Thursday, April 28, 2011

Music Business/Law Tips - "Name" (Part 2)

B. There could be a question as to who owns the name between two, or more, different groups who all perform under the same name. The actual ownership is usually decided by which artist performed under (i.e., used) the name first. However, there is a legal term called "secondary meaning" which could override first use. A secondary meaning is when the public identifies a name with a particular artist. The Rolling Stones are a good example. There is no question as to who this name refers to. It could be that another act using the name the Rolling Stones was around first, but the public identification is with the famous group. If the artist is just starting out and finds itself in a situation where there is a rival claim to the name, it is probably better to change the name early on to avoid legal hassles.

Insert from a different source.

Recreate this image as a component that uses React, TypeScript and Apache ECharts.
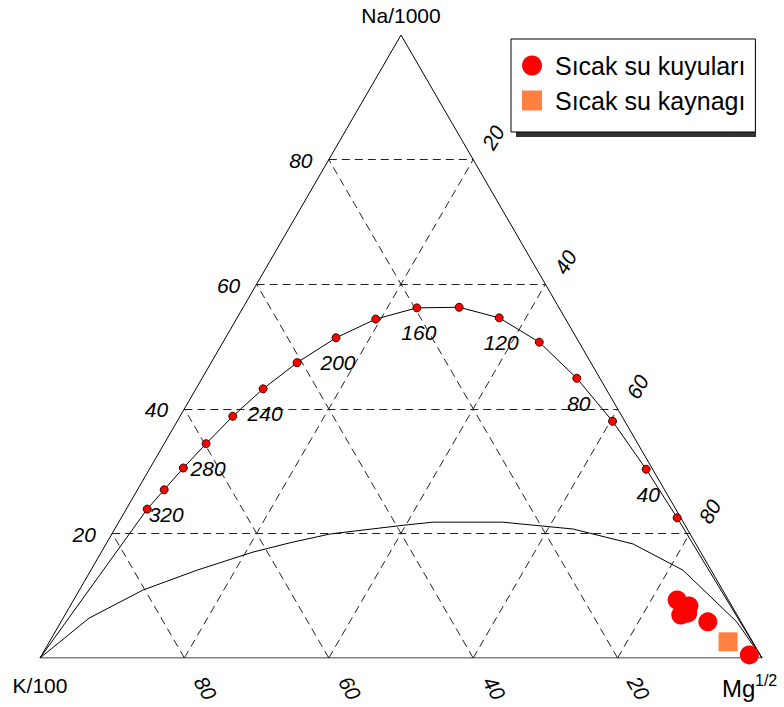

C. There could be a question as to who owns the name between the members of a group. This becomes a problem if a member leaves or the group breaks up. It is advisable for the group to enter into a partnership agreement, or form a corporation, so that this issue is dealt with in advance.

An artist should also be wary of any record label that attempts in the contract to have ownership rights in the name transferred to the label. The artist must refuse this request because it is unfair for the label to benefit from owning a name that the artist created and developed.

In conclusion, a name is very important and great care should be taken in selecting it, protecting it and clarifying ownership in it.

Ben McLane Esq

Tuesday, April 19, 2011

Music Business/Law Tips - "Name" (Part 1)

The professional name that an artist performs under is a valuable commodity to both the artist and to any record company that releases the artist. Both the artist and the record company should be concerned that the name is protected, and that the rights in the name are reserved and understood. Usually, a record contract will have provisions dealing with the name, whether it is the artist's real name or a professional name. This article will discuss some of the common problems surrounding names.

The record label will essentially be concerned with two aspects of the name. First, the label will demand that the artist warrant and represent that the name used by the artist is in fact owned by the artist. Second, the label will demand that the artist grant to the label the right to use the name for publicity and promotion of the artist's recordings.

Often, the ownership of the name is disputed. There are three common scenarios:

A. There could be a question as to who owns the name between the artist and a third party (i.e., producer, production company, label, manager). In these situations, there is usually a contract between the artist and the third party that sets forth who in fact owns the name.

[part 2 next time]

Ben McLane Esq

Tuesday, April 12, 2011

Music Business/Law Tips - "Merchandising" (Part 2)

Term. This period is usually one or more years, or until the advance is recouped. The artist should make sure it has the right to repay the advance so that the deal does not drag on if sales are slow. The merchandiser will want to have a sell-off period (generally six months) after the deal ends in order to finish selling the goods that were manufactured. However, there should be no right to manufacture any further items.

Territory. The territory can be worldwide or rights can be licensed on a region by region basis.

Creative Control. The artist should insist that it has approval over any artwork which will be marketed so that shoddy or negative merchandise does not enter the marketplace.

The sale of merchandise can be very lucrative depending upon the type of artist because some forms of music lend themselves better to the sale of merchandise. Yet, since most popular artists will enter into some type of merchandising agreement, knowledge of the parameters of the contract will help ensure a fair deal.

Ben McLane Esq

Tuesday, April 5, 2011

Music Business/Law Tips - "Merchandising" (Part 1)

Signed artists, as well as unsigned artists that tour and have a strong following, can make a considerable amount of money by selling merchandise such as T-shirts, jackets, buttons, bumper stickers, posters, etc.

When an artist is preparing to tour, the artist will enter into a merchandising agreement with a merchandiser. The artist licenses to the merchandiser the right to use the artist's name, likeness or logo for the manufacture and sale of merchandise. In exchange for the license, the merchandiser pays the artist a royalty on the goods sold. Artists and their representatives beware because many record companies try to obtain the exclusive merchandising rights to the artist when the artist signs a recording contract.

The merchandising agreement consists of a few basic deal points:

Royalty. The royalty will either be a percentage of the gross sales of the item sold (usually from 25%-50%), or it will be in the form of a flat fee per unit sold.

Advances. Although the amount of the advance depends upon the stature of the artist, it can range anywhere from $0 to over $1,000,000. As with record royalties, merchandising advances are recoupable from royalties.